Prairie Journey Travel Blog
It’s July, 2006 and our first research sojourn.
Doug (my husband and best friend) and I are setting out to find and travel the actual California Trail for the novel I am writing, Prairie Journey. It’s the story of 12 year old Savannah and her family who travel by covered wagon from Missouri to California in 1850.
I know. We should be starting at the trail’s beginning in Independence, Missouri, but we can’t. That’s because, well, Chimney Rock is calling, it’s calling out, loud and clear, like a thunder lightning storm. It beckons and tempts, so we must go, we really must, see that big rock for ourselves, and first thing.
Unlike the pioneers of 1850, we have the luxury of spontaneity. So we decide on a Monday to leave on the following Saturday for a four-day jaunt from Denver to Nebraska and Chimney Rock and back. Early Saturday morning we grab our stuff and some grub, throw it in our forest-green Honda civic, fill up the 40 mile-per-gallon gas tank, head out onto paved highway, Interstate 76, and we’re on our way. If it were 1850, there’d be broken, bumpy roads, rusty wagon-wheels, oxen to feed and hitch to our wagon, and a milk-cow tied behind.
We bring our dog Ernie, our little golden Lhasa, just like Savannah brought her Caleb. But, unlike Savannah, we’re not real pioneers. And yet, it feels like we are, somehow, it does. And we want that feeling, more than anything.
Chimney (as it was called in 1850) appeared to the pioneers as far away as 40 miles, about three days travel before reaching it. They had a chance to view it … ponder it … name it. Some commented that it looked like
-a gigantic tree trunk
-a lighthouse
-an inverted funnel
-a haystack with a pole stuck through it
-a cathedral
-and even the Washington Monument.
Emigrant journals are full of writings about Chimney. “ We’ve never seen anything like it,” they wrote, “ and never would again,” and ” it’s the most remarkable (site) I ever saw.”
A few days before our trip, we search the Internet and discover a company called Oregon Trail Wagon Train. It’s in Bayard, Nebraska, near Chimney Rock. We call its owners, Rick and Judy Bayne, who assure us that we can camp at the base of Chimney Rock with a guide, Terry “Murph” Murphy, who will be in charge of getting us there in a covered wagon pulled by a team of horses.
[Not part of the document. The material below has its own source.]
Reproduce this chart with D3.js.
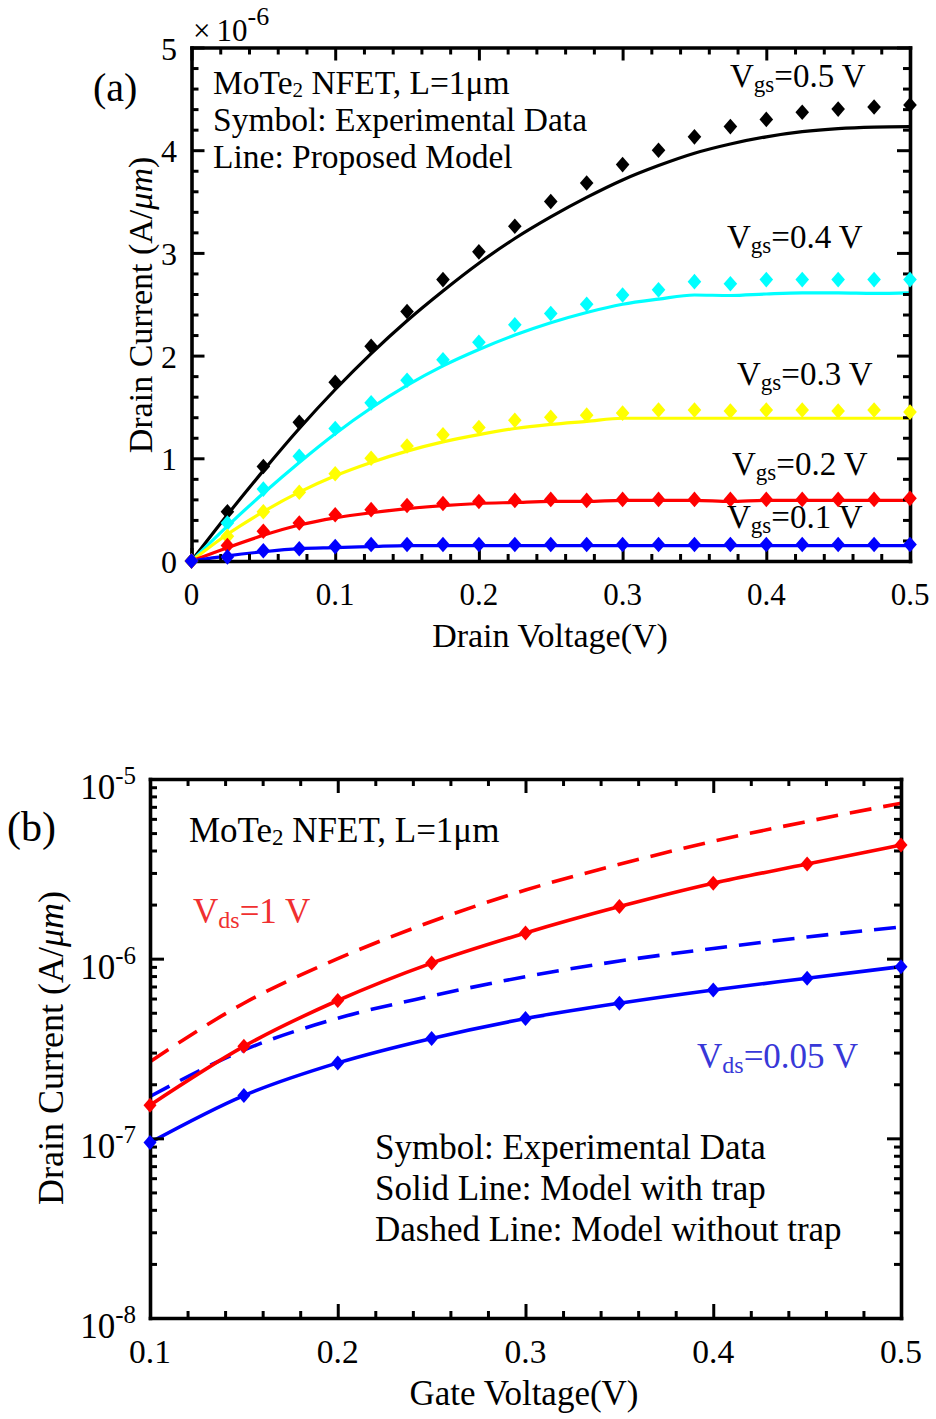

And so after the four-hour drive from Denver, we arrive in Bayud, meet Rick and Murph, and load our camping gear, food and supplies into the wagon. Murph, white-bearded, loquatious, and full of folklore, hitches the horses, climbs aboard, and we start off, traveling the trail to Chimney. Doug and old Ernie ride the wagon, and I walk the trail that begins near the Bayne’s property, just south of the North Platte River.
Like Savannah and her sister, Faye, I take one step, then another. I stride along the trail. The wind blows at my back. It moves me this way and that and dust is flying everywhere. The wagon’s wheels creak and scrape the hard ground and Chimney Rock is just four miles down the road.
The best thing about this day is that it is our birthday, July 1, mine and Doug’s, too!
I am smiling all the way to Chimney.